Bien que celles de Zeus seront analysées individuellement et que l’étude de leur fonctionnement sera sous-jacent, les épiclèses ne constitueront pas à proprement parler l’objet de cette enquête, mais plutôt son vecteur, l’objectif étant, à terme, de faire la lumière sur le dieu et, in fine, sur le polythéisme athénien. Néanmoins, pour la bonne intelligibilité du propos qui suivra, on ne peut faire l’impasse sur quelques définitions : on précisera donc brièvement ce que l’on entend par épiclèse ; autrement dit, on explicitera les critères permettant de discriminer le matériau qui sera traité dans cette étude de celui qui en sera exclu .

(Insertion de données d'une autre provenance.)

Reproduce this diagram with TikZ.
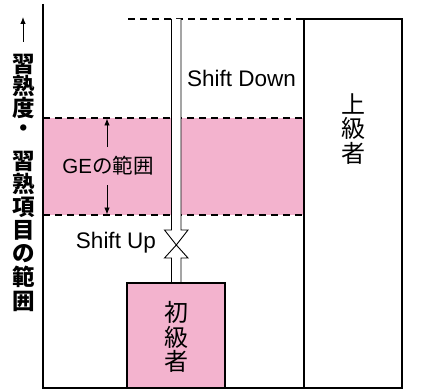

Il est d’autant plus justifié d’envisager les épiclèses comme un phénomène à part entière qu’il a été déjà appréhendé comme tel par les Anciens eux-mêmes. Les listes d’épithètes que l’on retrouve chez des rhéteurs ou dans des lexiques, qui sont certes des compositions savantes détachées de panthéons « réels », reflètent assez bien cet état de fait. Toutefois, on n’a conservé que de très maigres fragments de la littérature exégétique antique ; et bien que l’on trouve parfois des remarques théoriques ponctuelles sur les différentes catégories d’appellations divines , on n’a sans doute que peu à gagner à se lancer dans une démarche taxinomiste qui tenterait d’exploiter les différences entre epônumiai et epiklèseis, qui sont du reste surtout chronologiques (si l’on schématise, on trouve ces deux termes respectivement employés dans la littérature d’époque classique et chez Pausanias) : les deux termes peuvent en effet être employés indifféremment pour désigner tout type de dénomination divine. Surtout, les épiclèses apparaissent le plus souvent dans les sources de façon directe, sans tambour ni trompette, sauf parfois dans l’œuvre du Périégète qui est coutumier de formules du type « telle est l’épiclèse du dieu… ». C’est donc le contexte dans lequel elle est énoncée qui permet de déterminer la portée cultuelle d’une épithète, autrement dit de la définir comme épiclèse.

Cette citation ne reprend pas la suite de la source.